Katherine Chapman, director of the Living Wage Foundation, said: “Our polling paints an unsettling picture for millions of people as rising living costs compound the challenges of two years of the pandemic.

“Almost two fifths of low-paid workers report having fallen behind on basic household bills, a third have had to skip meals and we’ve seen an increase in the use of pay-day loans, and all these trends have increased since 2020.

“There’s no better way for businesses to offer protection and reward for their staff than by joining over 9,000 Living Wage employers to ensure that everyone who works for them, including people that kept us going during the pandemic like cleaners and security guards, earn the real Living Wage.”

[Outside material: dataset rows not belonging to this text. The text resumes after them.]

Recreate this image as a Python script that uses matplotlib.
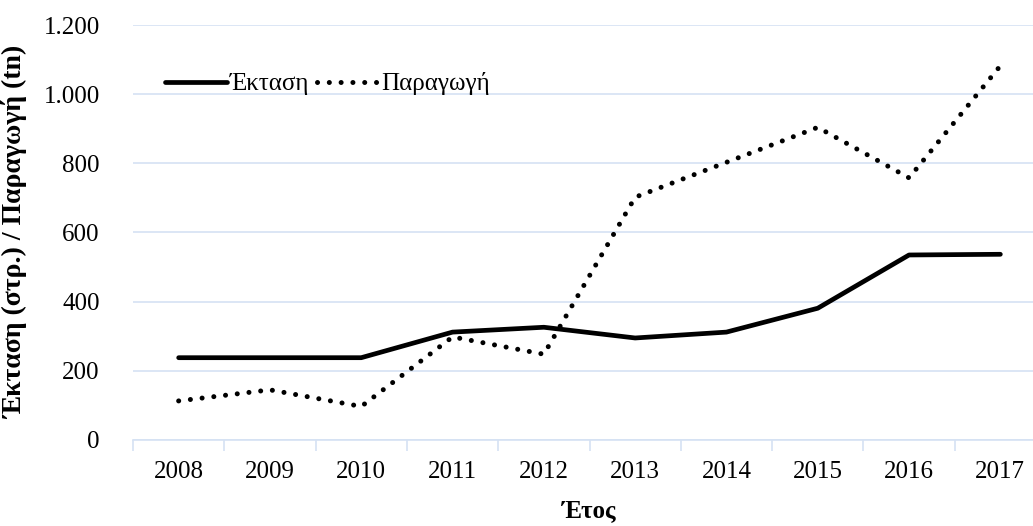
import matplotlib
matplotlib.use("Agg")
import matplotlib.pyplot as plt
from matplotlib.ticker import FuncFormatter, FixedLocator

years = ["2008", "2009", "2010", "2011", "2012", "2013", "2014", "2015", "2016", "2017"]
ektasi = [238, 238, 238, 312, 326, 295, 312, 381, 535, 537]
paragogi = [113, 145, 97, 298, 248, 702, 803, 904, 758, 1082]

plt.rcParams['font.family'] = ['Liberation Serif', 'DejaVu Serif']

grid_col = '#d5e2f3'
fs = 18

fig = plt.figure(figsize=(10.33, 5.26), dpi=100)
ax = fig.add_axes([133 / 1033, 1 - 440 / 526, 913 / 1033, 415 / 526])

x = list(range(len(years)))
ax.plot(x, ektasi, color='black', lw=3.4, solid_capstyle='round',
        solid_joinstyle='round', label='Έκταση')
ax.plot(x, paragogi, color='black', lw=3.6, linestyle=(0, (0.01, 2.35)),
        dash_capstyle='round', label='Παραγωγή')

ax.set_xlim(-0.5, len(years) - 0.5)
ax.set_ylim(0, 1200)
ax.set_yticks(range(0, 1201, 200))
ax.yaxis.set_major_formatter(FuncFormatter(lambda v, p: f"{int(v):,}".replace(",", ".")))
ax.grid(axis='y', color=grid_col, lw=1.2)
ax.set_axisbelow(True)

ax.set_xticks(x)
ax.set_xticklabels(years)
ax.xaxis.set_minor_locator(FixedLocator([i - 0.5 for i in range(len(years) + 1)]))
ax.tick_params(axis='x', which='major', length=0, pad=15, labelsize=fs)
ax.tick_params(axis='x', which='minor', length=8, width=1.2, color=grid_col)
ax.tick_params(axis='y', length=0, pad=24, labelsize=fs)

for s in ['top', 'right', 'left']:
    ax.spines[s].set_visible(False)
ax.spines['bottom'].set_color(grid_col)
ax.spines['bottom'].set_linewidth(1.2)

ax.set_xlabel('Έτος', fontsize=fs, fontweight='bold', labelpad=12)
ax.set_ylabel('Έκταση (στρ.) / Παραγωγή (tn)', fontsize=20, fontweight='bold', labelpad=11)

ax.legend(loc='upper left', bbox_to_anchor=(0.01, 0.94), ncol=2, frameon=False,
          fontsize=fs, handlelength=2.5, handletextpad=0.1, columnspacing=0.3)

fig.savefig('out.png', dpi=100)
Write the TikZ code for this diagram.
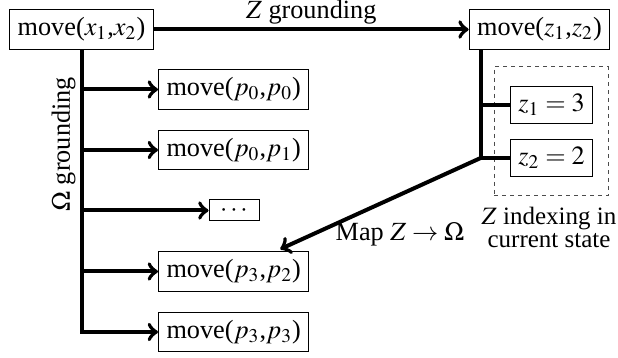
\documentclass[tikz,border=0pt]{standalone}
\usepackage{mathptmx}
\usepackage{fontspec}
\setmainfont{Liberation Serif}
\begin{document}
\begin{tikzpicture}[x=0.4pt,y=-0.4pt,
  font=\fontsize{10.5}{12.6}\selectfont,
  box/.style={draw, inner sep=3.2pt},
  wire/.style={ultra thick},
  arr/.style={ultra thick,->},
  lbl/.style={inner sep=0pt}]
\useasboundingbox (0,0) rectangle (618,358);
% left column
\node[box] (X) at (81.5,29.5) {move($x_1$,$x_2$)};
\node[box, anchor=west] (p00) at (158,89.5) {move($p_0$,$p_0$)};
\node[box, anchor=west] (p01) at (158,150) {move($p_0$,$p_1$)};
\node[draw, minimum width=20pt, minimum height=8.4pt, inner sep=0pt, text height=5pt, text depth=0pt] (dots) at (234,210.5) {$\cdots$};
\node[box, anchor=west] (p32) at (158,271.5) {move($p_3$,$p_2$)};
\node[box, anchor=west] (p33) at (158,332) {move($p_3$,$p_3$)};
% right column
\node[box] (Zb) at (539.5,29.5) {move($z_1$,$z_2$)};
\node[draw, black!70, dash pattern=on 1.6pt off 1.6pt, minimum width=45.6pt, minimum height=51.6pt, inner sep=0pt] (frame) at (551,131.5) {};
\node[box] (z1) at (551.5,105) {$z_1=3$};
\node[box] (z2) at (551.5,158) {$z_2=2$};
% coordinates
\coordinate (rt) at ([xshift=4.8pt]Zb.south west);
\coordinate (mt) at ([xshift=18.6pt,yshift=0.8pt]p32.north);
% connectors
\draw[arr] (X.east) -- node[above=1.2pt, lbl] (zg) {$Z$ grounding} (Zb.west);
\draw[arr] (X.south) |- (p33.west);
\foreach \n in {p00,p01,dots,p32} \draw[arr] (X.south |- \n.west) -- (\n.west);
\draw[wire] (rt) -- (rt |- z2.west) -- (z2.west);
\draw[wire] (rt |- z1.west) -- (z1.west);
\draw[arr] (rt |- z2.west) -- (mt);
% labels
\node[lbl, rotate=90] (og) at (63.5,144.5) {$\Omega$ grounding};
\node[lbl] (ml) at (400,234) {Map $Z\rightarrow\Omega$};
\node[lbl, anchor=north, align=center, font=\fontsize{10}{12}\selectfont] (zl) at (549,207) {$Z$ indexing in\\[-3pt]current state};
\end{tikzpicture}
\end{document}
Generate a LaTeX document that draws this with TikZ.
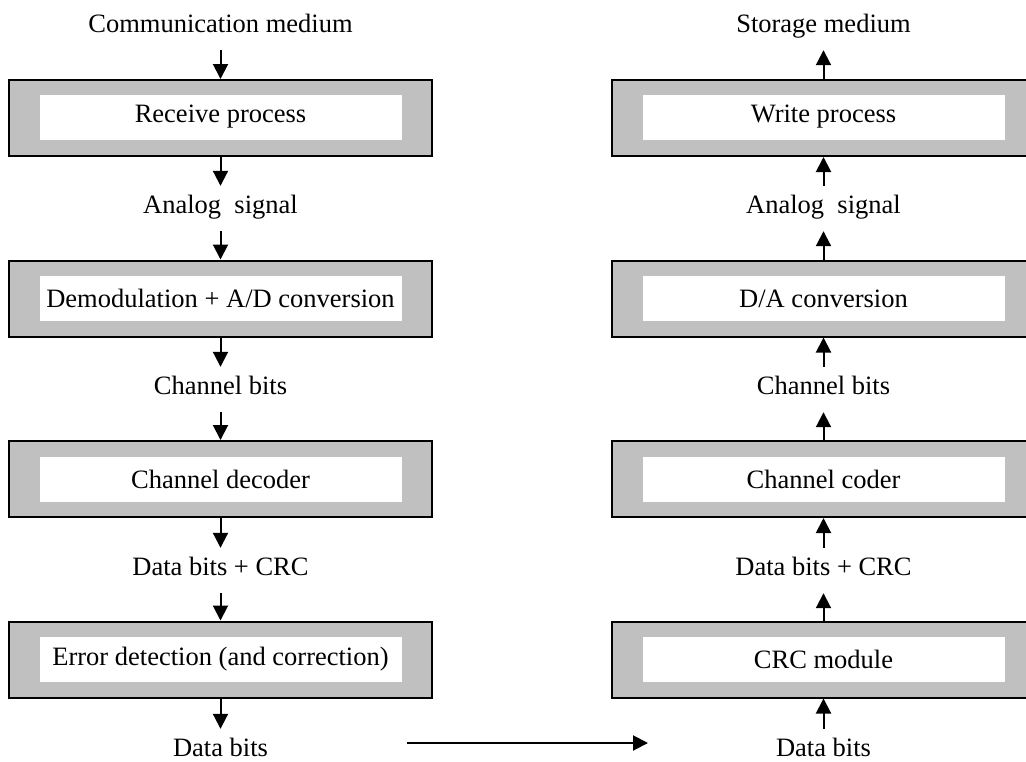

Dave Innes, head of economics at the Joseph Rowntree Foundation, commented: “Work should provide a route out of poverty, but a combination of low pay, too few hours and insecure work means that many low-paid workers are at risk of real hardship as the cost of living rises.

“It is deeply worrying that so many low-paid workers are already skipping meals and taking on debt.

“With inflation projected to hit 7% in April, it’s clear that people on low incomes, who spend a higher proportion of their income on essentials, are at the sharpest end of the crisis.”

The report said the rising cost of living was hitting workers harder than the impact of the pandemic.